Born in South Florida circa 1980 to Ecuadorian immigrants, Lange absorbed all sorts of music, from roots to experimental. Though he’s often labeled a Latin artist, his music comes from all corners, and he thrives in the genre dissonance.

“What I grew up listening to was variety,” he said. “I heard Beatles songs in Spanish before I knew what they were. [Latin music] has always been a broad spectrum.”

For Lange, that spectrum stretches from niche sounds such as the electro cumbia of Ecuador’s Polibio Mayorga to chart-toppers such as Brazil’s MPB (música popular brasileira) singer-songwriter Roberto Carlos.

“I grew up listening to him,” Lange said of whether people ask about the other Roberto Carlos. “He’s a huge pop star who made the jump from singing in Portuguese to Spanish, which was a big deal. I love his music, and I love his writing partner Erasmo Carlos [no relation]. The only place where I get ribbed about it [the name] is in South America, where it’s very common.”

Though the Latin music label can be constricting, he embraces it.

“The common perception is if you’re singing in Spanish, you’re part of the Latin music universe,” he said. “The Latin music label is more of a marketing thing, that’s all it is.

“The cool thing is the aspect of representation. I wanted to see people like me who were making music like me.”

Helado Negro | Nathan Bajar Photo

“The Latin music label is more of a marketing thing, that’s all it is. ... the cool thing is the aspect of representation. I wanted to see people like me who were making music like me,” says Helado Negro.|

Nathan Bajar Photo

Based the past decade in Brooklyn, Lange moved last year to Asheville, N.C., near the Blue Ridge Mountains, an area not unlike the setting of “Come Wander with Me,” the 1964 episode of “The Twilight Zone” that inspired Lange’s “Wake Up Tomorrow.” In the episode, a folk-rock singer (Gary Crosby, son of Bing) heads for the hills in search of his next hit. He spots a backwoods siren (Bonnie Beecher); she lures him with a plaintive ballad, which leads to his doom. (In another instance of six degrees of pop-culture separation, Beecher has been married since 1965 to hippie activist Wavy Gravy, once dubbed “the clown prince of ’60s counterculture.” That coincidence deserves its own Helado Negro song.)

For “Wake Up Tomorrow,” Lange recruited indie vocalist Kacy Hill to provide a wordless background hum.

“What’s interesting about that song is that I heard it a long time ago, then I saw that ‘Twilight Zone’ episode,” Lange said. “I would have bet that Kacy had never heard of that song [‘Come Wander with Me’] before, but she plugged right into its vibe. The haunting feeling of that episode is there, but ‘Wake Up Tomorrow’ is not just that.”
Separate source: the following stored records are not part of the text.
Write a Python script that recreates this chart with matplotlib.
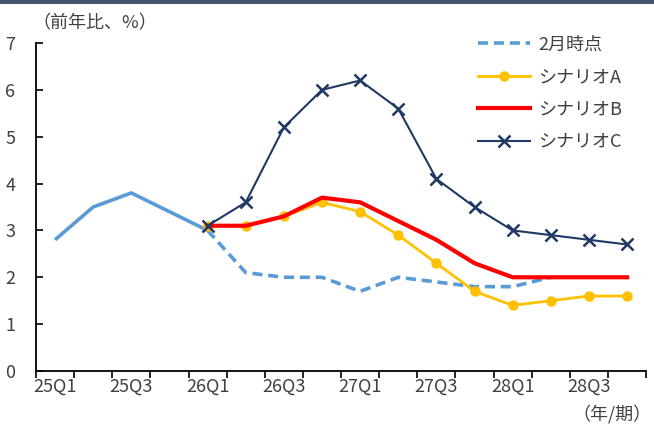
import matplotlib
matplotlib.use("Agg")
import matplotlib.pyplot as plt
from matplotlib.patches import Rectangle
import numpy as np

plt.rcParams['font.family'] = ['Noto Sans CJK JP', 'DejaVu Sans']

# 四半期（25Q1〜28Q4）
quarters = ['25Q1', '25Q2', '25Q3', '25Q4', '26Q1', '26Q2', '26Q3', '26Q4',
            '27Q1', '27Q2', '27Q3', '27Q4', '28Q1', '28Q2', '28Q3', '28Q4']

# 実績（25Q1〜26Q1）
actual = [2.8, 3.5, 3.8, 3.4, 3.0]
# 2月時点の見通し（26Q1〜28Q2）
feb_outlook = [3.0, 2.1, 2.0, 2.0, 1.7, 2.0, 1.9, 1.8, 1.8, 2.0]
# シナリオ（26Q1〜28Q4）
scen_a = [3.1, 3.1, 3.3, 3.6, 3.4, 2.9, 2.3, 1.7, 1.4, 1.5, 1.6, 1.6]
scen_b = [3.1, 3.1, 3.3, 3.7, 3.6, 3.2, 2.8, 2.3, 2.0, 2.0, 2.0, 2.0]
scen_c = [3.1, 3.6, 5.2, 6.0, 6.2, 5.6, 4.1, 3.5, 3.0, 2.9, 2.8, 2.7]

x = np.arange(len(quarters))
i0 = quarters.index('26Q1')
fs = 13

fig = plt.figure(figsize=(6.54, 4.28), dpi=100)
ax = fig.add_axes([0.055, 0.1332, 0.933, 0.7663])

# 上端の帯
fig.add_artist(Rectangle((0, 1 - 4/428), 1, 4/428, transform=fig.transFigure,
                         color='#44546A', lw=0))

ax.plot(x[:len(actual)], actual, color='#5B9BD5', lw=2.6, zorder=2,
        solid_capstyle='butt')
ax.plot(x[i0:i0 + len(feb_outlook)], feb_outlook, color='#5B9BD5', lw=2.6,
        ls=(0, (2.8, 1.6)), zorder=2, label='2月時点')
ax.plot(x[i0:], scen_a, color='#FFC000', lw=2.0, marker='o', ms=6.5,
        zorder=3, label='シナリオA')
ax.plot(x[i0:], scen_b, color='#FF0000', lw=3.0, zorder=4, label='シナリオB')
ax.plot(x[i0:], scen_c, color='#1F3864', lw=1.5, marker='x', ms=8, mew=1.8,
        zorder=5, label='シナリオC')

ax.set_xlim(-0.5, len(quarters) - 0.5)
ax.set_ylim(0, 7)

# 目盛り線は区切り位置、ラベルは2期ごと
ax.set_xticks(np.arange(-0.5, len(quarters)))
ax.set_xticklabels([])
ax.set_xticks(x[::2], minor=True)
ax.set_xticklabels(quarters[::2], minor=True)
ax.tick_params(axis='x', which='major', direction='out', length=5, width=1.2,
               color='black')
ax.tick_params(axis='x', which='minor', length=0, pad=5, labelsize=fs,
               labelcolor='#404040')

ax.set_yticks(range(0, 8))
ax.tick_params(axis='y', direction='in', length=5, width=1.2, pad=15,
               labelsize=fs, labelcolor='#404040')

for s in ['top', 'right']:
    ax.spines[s].set_visible(False)
for s in ['left', 'bottom']:
    ax.spines[s].set_linewidth(1.3)
    ax.spines[s].set_color('black')

fig.text(0.05, 0.946, '（前年比、%）', fontsize=fs, color='#404040',
         ha='left', va='center')
fig.text(0.997, 0.032, '（年/期）', fontsize=fs, color='#404040',
         ha='right', va='center')

ax.legend(loc='upper left', bbox_to_anchor=(0.717, 0.938),
          bbox_transform=fig.transFigure, frameon=False, fontsize=fs,
          handlelength=2.9, handletextpad=0.45, labelspacing=0.8,
          borderpad=0, labelcolor='#404040')

fig.savefig('out.png', dpi=100)
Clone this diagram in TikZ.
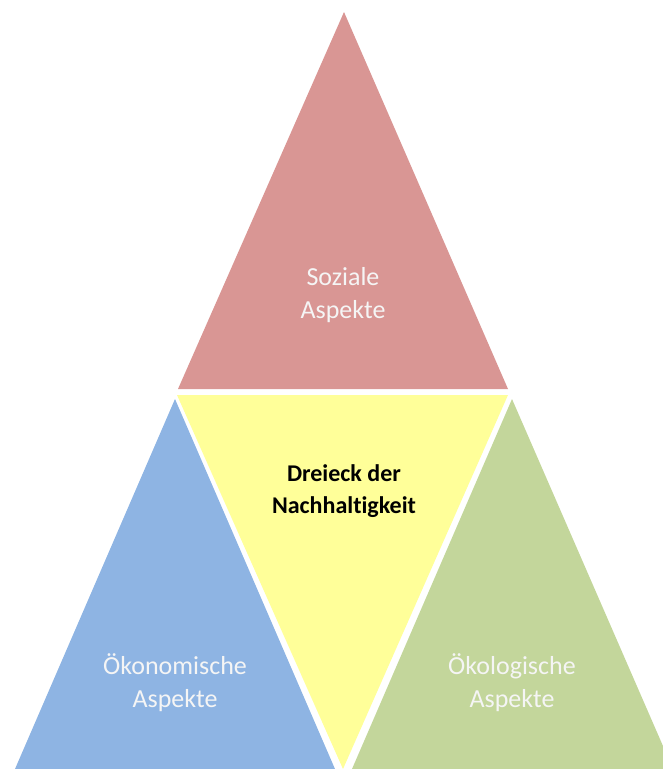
\documentclass[tikz,border=0pt]{standalone}
\usepackage{fontspec}
\setmainfont[Ligatures=NoCommon]{Carlito}
\definecolor{cred}{HTML}{D99694}
\definecolor{cblue}{HTML}{8EB4E3}
\definecolor{cgreen}{HTML}{C3D69B}
\definecolor{cyellow}{HTML}{FFFF99}
\tikzset{
  lbl/.style={text=white!96!black, font=\fontsize{26}{33}\selectfont, align=center, anchor=base, inner sep=0pt},
  mlbl/.style={text=black, font=\fontsize{24}{32}\selectfont\bfseries, align=center, anchor=base, inner sep=0pt}
}
\begin{document}
\begin{tikzpicture}[x=1pt,y=-1pt]
\useasboundingbox (0,0) rectangle (663,769);
\clip (0,0) rectangle (663,769);
% top
\fill[cred] (344,12) -- (508,389) -- (178,389) -- cycle;
% middle inverted
\fill[cyellow] (177,395) -- (508,395) -- (343,769) -- cycle;
% left
\fill[cblue] (175,399) -- (335,769) -- (15,769) -- cycle;
% right
\fill[cgreen] (512,399) -- (673,769) -- (352,769) -- cycle;
\node[lbl] (soz) at (343,318) {Soziale\\Aspekte};
\node[mlbl] (mid) at (344,513) {Dreieck der\\Nachhaltigkeit};
\node[lbl] (oek) at (175,707) {Ökonomische\\Aspekte};
\node[lbl] (oko) at (512,707) {Ökologische\\Aspekte};
\end{tikzpicture}
\end{document}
The song’s scenario sounds tailor-made for Lange’s Tinsel Mammals, which he introduced at the 2014 Vive Latino festival in Mexico City. Intended to provide visual movement “that interacted the sound and music of the performance,” the Tinselites evolved into stage mascots. “They are almost like guardians for me, and I’m their keeper.” (At Thalia Hall, Lange will perform with a full band but no Mammals.)

The man known as Helado Negro revels in his quirks, especially his stage handle.

“I don’t get tired of the name,” he said. “It’s interesting to have a separation from the name of your parents. There’s a lot of power in that. To have another name for other uses — it’s important to live in it.”